Nm 13, 1-2.25 – 14,1. 26-29. 34-35; Sal 105; Mt 15, 21-28

Vemos de forma natural la desproporción entre lo que el común de los mortales ganan con su esfuerzo, y lo que otros (famosos del deporte, artistas, etc.), se embolsan en sus arcas. Son cosas que justificamos con demasiada facilidad y, en cambio, arremetemos con otro tipo de circunstancias que necesitarían, por nuestra parte de una mayor comprensión.

Estos golpes de sensatez, que de vez en vez me acosan y me hacen despreciar un fortunón que nunca conseguiría, son parte de lo que podríamos llamar la «prudencia del mundo»: conforme uno va creciendo, se familiariza con ella, y aprende a ser cada vez más «sensato»… Vaya por delante que semejante sabiduría la considero una riqueza. El apóstol llamado a transformar el mundo desde dentro debe conocer sus reglas, aprender a jugar con ellas, respetarlas en todo lo posible, y también romperlas, en el momento justo, en nombre de una lógica superior. Pero, dicho esto, dejemos claro que constituye un error gravísimo y una transposición sacrílega el aplicar la prudencia humana a las cosas de Dios.

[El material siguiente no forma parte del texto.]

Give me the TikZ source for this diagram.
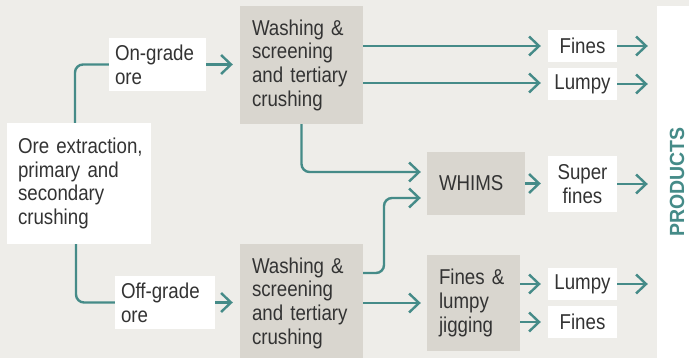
\documentclass[tikz,border=0pt]{standalone}
\usepackage{fontspec}
\setmainfont{Liberation Sans}[FakeStretch=0.87]
\newfontfamily\prodfont{Liberation Sans}[FakeStretch=0.95]
\usetikzlibrary{arrows.meta}
\definecolor{bg}{HTML}{EEEDE9}
\definecolor{boxgray}{HTML}{D9D6CF}
\definecolor{teal}{HTML}{458B88}
\definecolor{txt}{HTML}{333333}
\tikzset{
  base/.style={inner xsep=0pt, inner ysep=0pt, text=txt, font=\fontsize{21.5}{23.7}\selectfont},
  gbox/.style={base, fill=boxgray, align=left},
  wbox/.style={base, fill=white, align=left},
  pbox/.style={base, fill=white, align=center, minimum width=69pt, text width=69pt},
  conn/.style={draw=teal, line width=2.4pt, rounded corners=8pt},
  arr/.style={conn, -{Straight Barb[length=10pt,width=19pt]}},
}
\begin{document}
\begin{tikzpicture}[x=1pt,y=1pt]
\fill[bg] (0,0) rectangle (689,-358);
\useasboundingbox (0,0) rectangle (689,-358);
% white products panel
\node[fill=white, minimum width=32pt, minimum height=356pt, inner sep=0pt] (panel) at (673,-184) {};
\node[rotate=90, text=teal, font=\prodfont\bfseries\fontsize{20.5}{20.5}\selectfont] (prod) at (677,-182) {PRODUCTS};
% nodes
\node[wbox, minimum width=144pt, minimum height=121pt, text width=122pt] (ore) at (79,-183.5)
  {\mbox{Ore extraction,}\\\mbox{primary and}\\secondary\\crushing};
\node[wbox, minimum width=97pt, minimum height=53pt, text width=85pt] (ong) at (157.5,-64.5)
  {\mbox{On-grade}\\ore};
\node[wbox, minimum width=100pt, minimum height=53pt, text width=88pt] (offg) at (165,-302.5)
  {\mbox{Off-grade}\\ore};
\node[gbox, minimum width=123pt, minimum height=118pt, text width=99pt] (wash1) at (301.5,-65)
  {\mbox{Washing \&}\\screening\\\mbox{and tertiary}\\crushing};
\node[gbox, minimum width=123pt, minimum height=118pt, text width=99pt] (wash2) at (301.5,-303)
  {\mbox{Washing \&}\\screening\\\mbox{and tertiary}\\crushing};
\node[gbox, minimum width=98pt, minimum height=63pt, text width=74pt] (whims) at (476,-183.5)
  {WHIMS};
\node[gbox, minimum width=93pt, minimum height=96pt, text width=69pt] (jig) at (473.5,-303)
  {\mbox{Fines \&}\\lumpy\\jigging};
\node[pbox, minimum height=32pt] (fines1) at (582.5,-46) {Fines};
\node[pbox, minimum height=32pt] (lumpy1) at (582.5,-84) {Lumpy};
\node[pbox, minimum height=56pt] (sf) at (582.5,-184) {Super\\fines};
\node[pbox, minimum height=32pt] (lumpy2) at (582.5,-284) {Lumpy};
\node[pbox, minimum height=32pt] (fines2) at (582.5,-322) {Fines};
% helper coordinates
\coordinate (bend) at (384,-235);
% connectors
\draw[conn] ([xshift=-4pt]ore.north) |- (ong.west);
\draw[conn] ([xshift=-3pt]ore.south) |- (offg.west);
\draw[arr, shorten >=7pt] (ong.east) -- (ong.east -| wash1.west);
\draw[arr, shorten >=7pt] (offg.east) -- (offg.east -| wash2.west);
\draw[arr, shorten >=7pt] (fines1.west -| wash1.east) -- (fines1.west);
\draw[arr, shorten >=7pt] ([yshift=1pt]lumpy1.west -| wash1.east) -- ([yshift=1pt]lumpy1.west);
\draw[arr, shorten >=6pt] (wash1.south) |- ([yshift=11.5pt]whims.west);
\draw[arr, shorten >=6pt] ([yshift=30pt]wash2.east) -| (bend) |- ([yshift=-14.5pt]whims.west);
\draw[arr, shorten >=6pt] (jig.west -| wash2.east) -- (jig.west);
\draw[arr, shorten >=7pt] (whims.east) -- (whims.east -| sf.west);
\draw[arr, shorten >=7pt] (lumpy2.west -| jig.east) -- (lumpy2.west);
\draw[arr, shorten >=7pt] (fines2.west -| jig.east) -- (fines2.west);
\draw[arr, shorten >=9pt] (fines1.east) -- (fines1.east -| panel.west);
\draw[arr, shorten >=9pt] (lumpy1.east) -- (lumpy1.east -| panel.west);
\draw[arr, shorten >=9pt] (sf.east) -- (sf.east -| panel.west);
\draw[arr, shorten >=9pt] (lumpy2.east) -- (lumpy2.east -| panel.west);
\end{tikzpicture}
\end{document}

Cuando los hebreos llegaron a la tierra prometida, se situaron ante ella con el mismo sentido sobrenatural con que se hubiera situado una empresa constructora. La exploraron, ponderaron pros y contras, y llegaron a una conclusión: «es imposible conquistarla». He visto a muchos darse la vuelta ante el ideal de la santidad cometiendo la misma torpeza: «¿Yo… santo? ¿Acaso me ha visto usted cara de santo? ¡Bastante tengo con ser medio-bueno!»…

Dios tiene su propia lógica, y para jugar con Él debemos conocer sus reglas, llamadas en la Escritura «Sabiduría». La primera es que Él, Dios, se reserva el derecho a pedir imposibles a sus hijos; la segunda es que, a quien, volviéndose «insensato» según el mundo, le dice a Dios que sí, su Providencia le dará lo mismo que su Autoridad le pide. Si yo tengo 1.000 pesetas (6,0101210438 euros) y Dios me pide 10.000, bastará que de corazón le diga a Dios que deseo dárselas para que encuentre en mis manos las 10.000 que me pide. San Agustín tradujo estas dos reglas en una plegaria: «Dame, Señor, lo que mandas, y manda lo que quieras». De acuerdo con esta nueva lógica, puede insistir en su grito la mujer del evangelio de hoy, a quien Jesús parece despreciar.

Una joven puede ser Inmaculada y Madre de Dios; y yo puedo, porque de verdad lo quiero, ser santo.